▸ **THE EXERCISE**: Reproduce the listing below word for word, with no pictures.

▸ **STORED DATA**:

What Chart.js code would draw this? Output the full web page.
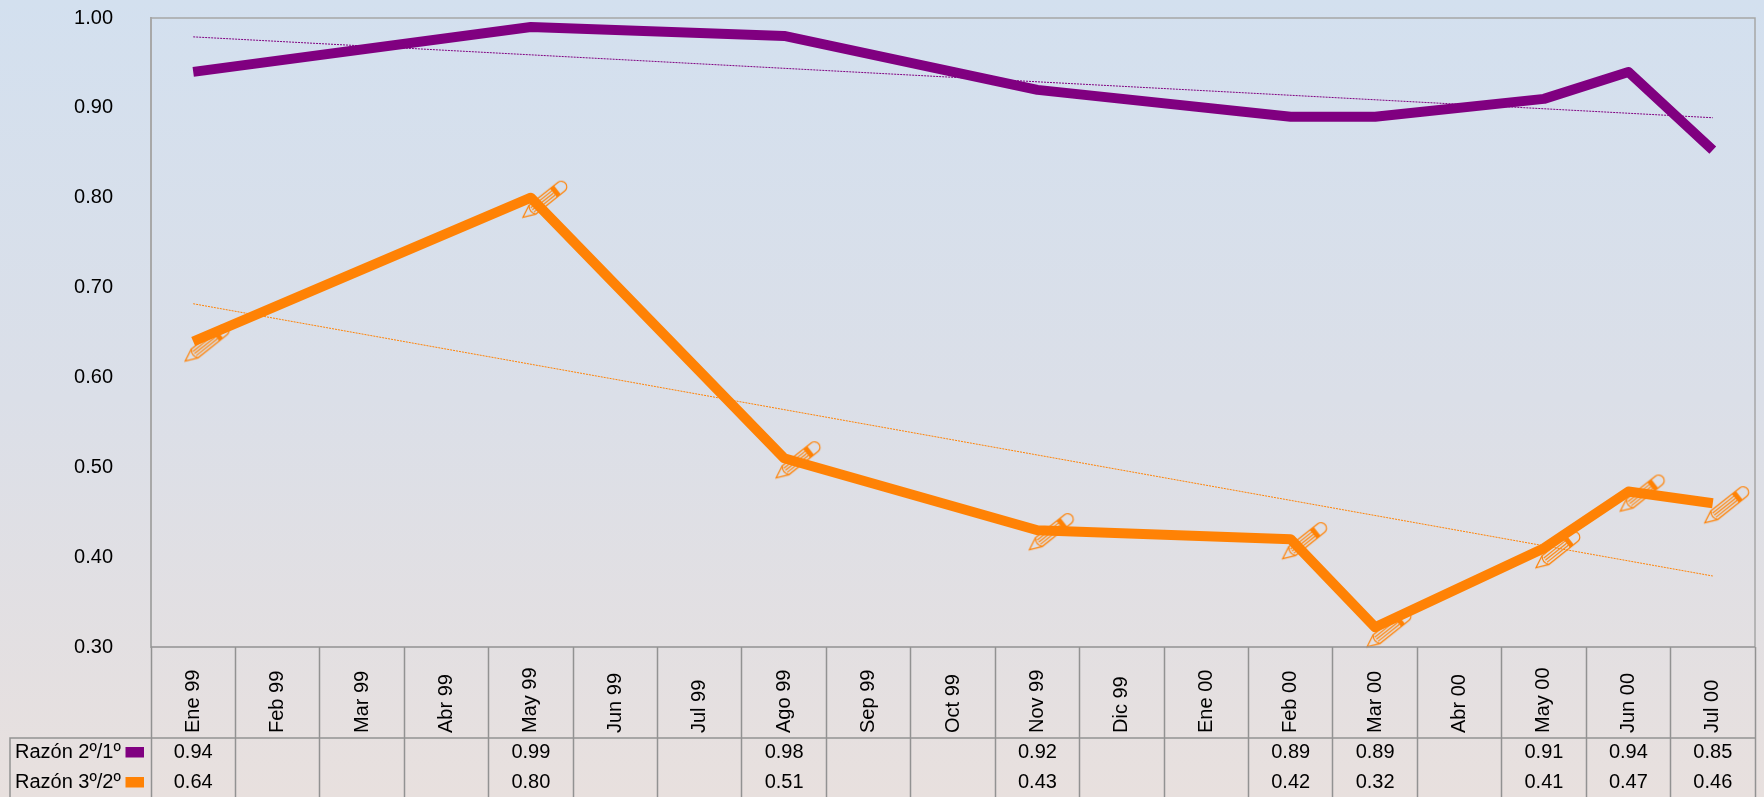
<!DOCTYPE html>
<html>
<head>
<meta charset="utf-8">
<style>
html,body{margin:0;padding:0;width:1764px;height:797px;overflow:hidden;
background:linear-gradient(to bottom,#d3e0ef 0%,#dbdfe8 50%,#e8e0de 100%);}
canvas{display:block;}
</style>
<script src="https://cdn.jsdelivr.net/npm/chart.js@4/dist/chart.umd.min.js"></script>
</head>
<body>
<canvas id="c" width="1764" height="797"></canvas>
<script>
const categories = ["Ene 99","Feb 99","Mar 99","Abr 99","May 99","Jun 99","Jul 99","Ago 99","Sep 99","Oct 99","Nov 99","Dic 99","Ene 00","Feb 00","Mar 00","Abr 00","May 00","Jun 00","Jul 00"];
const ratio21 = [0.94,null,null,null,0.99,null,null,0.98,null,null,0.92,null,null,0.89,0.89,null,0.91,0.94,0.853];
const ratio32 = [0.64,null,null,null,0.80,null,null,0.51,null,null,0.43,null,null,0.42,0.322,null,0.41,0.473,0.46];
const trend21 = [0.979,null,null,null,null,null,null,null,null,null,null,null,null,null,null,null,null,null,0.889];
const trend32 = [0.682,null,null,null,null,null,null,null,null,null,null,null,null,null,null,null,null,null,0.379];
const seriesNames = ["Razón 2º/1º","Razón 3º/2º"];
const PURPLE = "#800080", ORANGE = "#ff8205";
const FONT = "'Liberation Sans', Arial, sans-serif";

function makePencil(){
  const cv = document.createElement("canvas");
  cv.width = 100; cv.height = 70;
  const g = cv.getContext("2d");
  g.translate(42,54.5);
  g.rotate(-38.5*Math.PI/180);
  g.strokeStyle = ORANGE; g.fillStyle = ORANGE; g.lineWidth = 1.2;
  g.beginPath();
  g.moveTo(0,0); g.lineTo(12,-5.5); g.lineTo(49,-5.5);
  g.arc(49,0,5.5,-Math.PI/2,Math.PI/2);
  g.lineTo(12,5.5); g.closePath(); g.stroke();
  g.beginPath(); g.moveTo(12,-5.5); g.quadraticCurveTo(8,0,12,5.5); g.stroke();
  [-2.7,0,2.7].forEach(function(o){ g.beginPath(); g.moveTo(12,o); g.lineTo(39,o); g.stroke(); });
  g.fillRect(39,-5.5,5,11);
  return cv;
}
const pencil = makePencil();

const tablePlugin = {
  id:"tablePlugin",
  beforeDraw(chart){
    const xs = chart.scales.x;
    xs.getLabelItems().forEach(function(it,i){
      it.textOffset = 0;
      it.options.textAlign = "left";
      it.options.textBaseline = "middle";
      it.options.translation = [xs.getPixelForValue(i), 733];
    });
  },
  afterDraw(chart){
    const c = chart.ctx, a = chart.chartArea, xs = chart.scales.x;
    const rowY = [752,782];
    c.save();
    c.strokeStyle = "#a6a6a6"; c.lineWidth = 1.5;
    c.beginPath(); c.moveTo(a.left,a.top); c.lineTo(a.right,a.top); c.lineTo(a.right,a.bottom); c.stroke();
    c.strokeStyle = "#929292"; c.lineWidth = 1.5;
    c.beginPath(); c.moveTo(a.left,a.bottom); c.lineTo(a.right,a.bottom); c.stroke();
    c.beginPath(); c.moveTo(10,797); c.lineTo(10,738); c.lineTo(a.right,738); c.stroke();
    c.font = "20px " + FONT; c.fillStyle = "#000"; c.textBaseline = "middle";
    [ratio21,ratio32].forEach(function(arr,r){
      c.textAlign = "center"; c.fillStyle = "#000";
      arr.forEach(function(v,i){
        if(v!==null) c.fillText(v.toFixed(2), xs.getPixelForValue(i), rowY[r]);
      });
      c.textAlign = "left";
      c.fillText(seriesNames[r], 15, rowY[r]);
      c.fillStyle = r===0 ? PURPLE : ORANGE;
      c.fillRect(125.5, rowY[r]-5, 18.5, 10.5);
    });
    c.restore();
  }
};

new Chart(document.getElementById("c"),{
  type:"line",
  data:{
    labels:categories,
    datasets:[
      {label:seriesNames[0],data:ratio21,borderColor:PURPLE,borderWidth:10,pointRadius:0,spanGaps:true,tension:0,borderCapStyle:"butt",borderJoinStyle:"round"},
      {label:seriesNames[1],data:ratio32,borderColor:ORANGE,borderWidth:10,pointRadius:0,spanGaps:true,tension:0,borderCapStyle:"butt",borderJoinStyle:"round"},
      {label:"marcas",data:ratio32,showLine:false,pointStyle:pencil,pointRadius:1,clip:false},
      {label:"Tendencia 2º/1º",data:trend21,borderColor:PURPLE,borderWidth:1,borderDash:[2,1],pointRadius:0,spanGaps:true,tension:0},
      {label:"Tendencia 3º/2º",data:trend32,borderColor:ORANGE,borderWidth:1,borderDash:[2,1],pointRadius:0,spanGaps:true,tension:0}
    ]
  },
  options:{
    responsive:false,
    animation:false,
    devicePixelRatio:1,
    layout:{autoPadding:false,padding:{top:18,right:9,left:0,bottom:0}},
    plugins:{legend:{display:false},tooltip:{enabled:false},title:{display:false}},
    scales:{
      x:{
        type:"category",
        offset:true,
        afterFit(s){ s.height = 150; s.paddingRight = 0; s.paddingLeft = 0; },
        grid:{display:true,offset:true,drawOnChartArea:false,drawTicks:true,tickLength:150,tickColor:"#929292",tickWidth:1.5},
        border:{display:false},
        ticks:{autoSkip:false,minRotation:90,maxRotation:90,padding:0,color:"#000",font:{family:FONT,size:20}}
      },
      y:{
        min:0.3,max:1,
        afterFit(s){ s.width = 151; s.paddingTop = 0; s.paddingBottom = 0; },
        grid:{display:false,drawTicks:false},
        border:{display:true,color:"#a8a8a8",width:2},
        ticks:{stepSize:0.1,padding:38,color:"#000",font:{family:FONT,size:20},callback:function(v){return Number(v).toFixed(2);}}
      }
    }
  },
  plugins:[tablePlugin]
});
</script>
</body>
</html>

▸ **COMPLETED TASK**:
What Chart.js code would draw this? Output the full web page.
<!DOCTYPE html>
<html>
<head>
<meta charset="utf-8">
<style>
html,body{margin:0;padding:0;width:1764px;height:797px;overflow:hidden;
background:linear-gradient(to bottom,#d3e0ef 0%,#dbdfe8 50%,#e8e0de 100%);}
canvas{display:block;}
</style>
<script src="https://cdn.jsdelivr.net/npm/chart.js@4/dist/chart.umd.min.js"></script>
</head>
<body>
<canvas id="c" width="1764" height="797"></canvas>
<script>
const categories = ["Ene 99","Feb 99","Mar 99","Abr 99","May 99","Jun 99","Jul 99","Ago 99","Sep 99","Oct 99","Nov 99","Dic 99","Ene 00","Feb 00","Mar 00","Abr 00","May 00","Jun 00","Jul 00"];
const ratio21 = [0.94,null,null,null,0.99,null,null,0.98,null,null,0.92,null,null,0.89,0.89,null,0.91,0.94,0.853];
const ratio32 = [0.64,null,null,null,0.80,null,null,0.51,null,null,0.43,null,null,0.42,0.322,null,0.41,0.473,0.46];
const trend21 = [0.979,null,null,null,null,null,null,null,null,null,null,null,null,null,null,null,null,null,0.889];
const trend32 = [0.682,null,null,null,null,null,null,null,null,null,null,null,null,null,null,null,null,null,0.379];
const seriesNames = ["Razón 2º/1º","Razón 3º/2º"];
const PURPLE = "#800080", ORANGE = "#ff8205";
const FONT = "'Liberation Sans', Arial, sans-serif";

function makePencil(){
  const cv = document.createElement("canvas");
  cv.width = 100; cv.height = 70;
  const g = cv.getContext("2d");
  g.translate(42,54.5);
  g.rotate(-38.5*Math.PI/180);
  g.strokeStyle = ORANGE; g.fillStyle = ORANGE; g.lineWidth = 1.2;
  g.beginPath();
  g.moveTo(0,0); g.lineTo(12,-5.5); g.lineTo(49,-5.5);
  g.arc(49,0,5.5,-Math.PI/2,Math.PI/2);
  g.lineTo(12,5.5); g.closePath(); g.stroke();
  g.beginPath(); g.moveTo(12,-5.5); g.quadraticCurveTo(8,0,12,5.5); g.stroke();
  [-2.7,0,2.7].forEach(function(o){ g.beginPath(); g.moveTo(12,o); g.lineTo(39,o); g.stroke(); });
  g.fillRect(39,-5.5,5,11);
  return cv;
}
const pencil = makePencil();

const tablePlugin = {
  id:"tablePlugin",
  beforeDraw(chart){
    const xs = chart.scales.x;
    xs.getLabelItems().forEach(function(it,i){
      it.textOffset = 0;
      it.options.textAlign = "left";
      it.options.textBaseline = "middle";
      it.options.translation = [xs.getPixelForValue(i), 733];
    });
  },
  afterDraw(chart){
    const c = chart.ctx, a = chart.chartArea, xs = chart.scales.x;
    const rowY = [752,782];
    c.save();
    c.strokeStyle = "#a6a6a6"; c.lineWidth = 1.5;
    c.beginPath(); c.moveTo(a.left,a.top); c.lineTo(a.right,a.top); c.lineTo(a.right,a.bottom); c.stroke();
    c.strokeStyle = "#929292"; c.lineWidth = 1.5;
    c.beginPath(); c.moveTo(a.left,a.bottom); c.lineTo(a.right,a.bottom); c.stroke();
    c.beginPath(); c.moveTo(10,797); c.lineTo(10,738); c.lineTo(a.right,738); c.stroke();
    c.font = "20px " + FONT; c.fillStyle = "#000"; c.textBaseline = "middle";
    [ratio21,ratio32].forEach(function(arr,r){
      c.textAlign = "center"; c.fillStyle = "#000";
      arr.forEach(function(v,i){
        if(v!==null) c.fillText(v.toFixed(2), xs.getPixelForValue(i), rowY[r]);
      });
      c.textAlign = "left";
      c.fillText(seriesNames[r], 15, rowY[r]);
      c.fillStyle = r===0 ? PURPLE : ORANGE;
      c.fillRect(125.5, rowY[r]-5, 18.5, 10.5);
    });
    c.restore();
  }
};

new Chart(document.getElementById("c"),{
  type:"line",
  data:{
    labels:categories,
    datasets:[
      {label:seriesNames[0],data:ratio21,borderColor:PURPLE,borderWidth:10,pointRadius:0,spanGaps:true,tension:0,borderCapStyle:"butt",borderJoinStyle:"round"},
      {label:seriesNames[1],data:ratio32,borderColor:ORANGE,borderWidth:10,pointRadius:0,spanGaps:true,tension:0,borderCapStyle:"butt",borderJoinStyle:"round"},
      {label:"marcas",data:ratio32,showLine:false,pointStyle:pencil,pointRadius:1,clip:false},
      {label:"Tendencia 2º/1º",data:trend21,borderColor:PURPLE,borderWidth:1,borderDash:[2,1],pointRadius:0,spanGaps:true,tension:0},
      {label:"Tendencia 3º/2º",data:trend32,borderColor:ORANGE,borderWidth:1,borderDash:[2,1],pointRadius:0,spanGaps:true,tension:0}
    ]
  },
  options:{
    responsive:false,
    animation:false,
    devicePixelRatio:1,
    layout:{autoPadding:false,padding:{top:18,right:9,left:0,bottom:0}},
    plugins:{legend:{display:false},tooltip:{enabled:false},title:{display:false}},
    scales:{
      x:{
        type:"category",
        offset:true,
        afterFit(s){ s.height = 150; s.paddingRight = 0; s.paddingLeft = 0; },
        grid:{display:true,offset:true,drawOnChartArea:false,drawTicks:true,tickLength:150,tickColor:"#929292",tickWidth:1.5},
        border:{display:false},
        ticks:{autoSkip:false,minRotation:90,maxRotation:90,padding:0,color:"#000",font:{family:FONT,size:20}}
      },
      y:{
        min:0.3,max:1,
        afterFit(s){ s.width = 151; s.paddingTop = 0; s.paddingBottom = 0; },
        grid:{display:false,drawTicks:false},
        border:{display:true,color:"#a8a8a8",width:2},
        ticks:{stepSize:0.1,padding:38,color:"#000",font:{family:FONT,size:20},callback:function(v){return Number(v).toFixed(2);}}
      }
    }
  },
  plugins:[tablePlugin]
});
</script>
</body>
</html>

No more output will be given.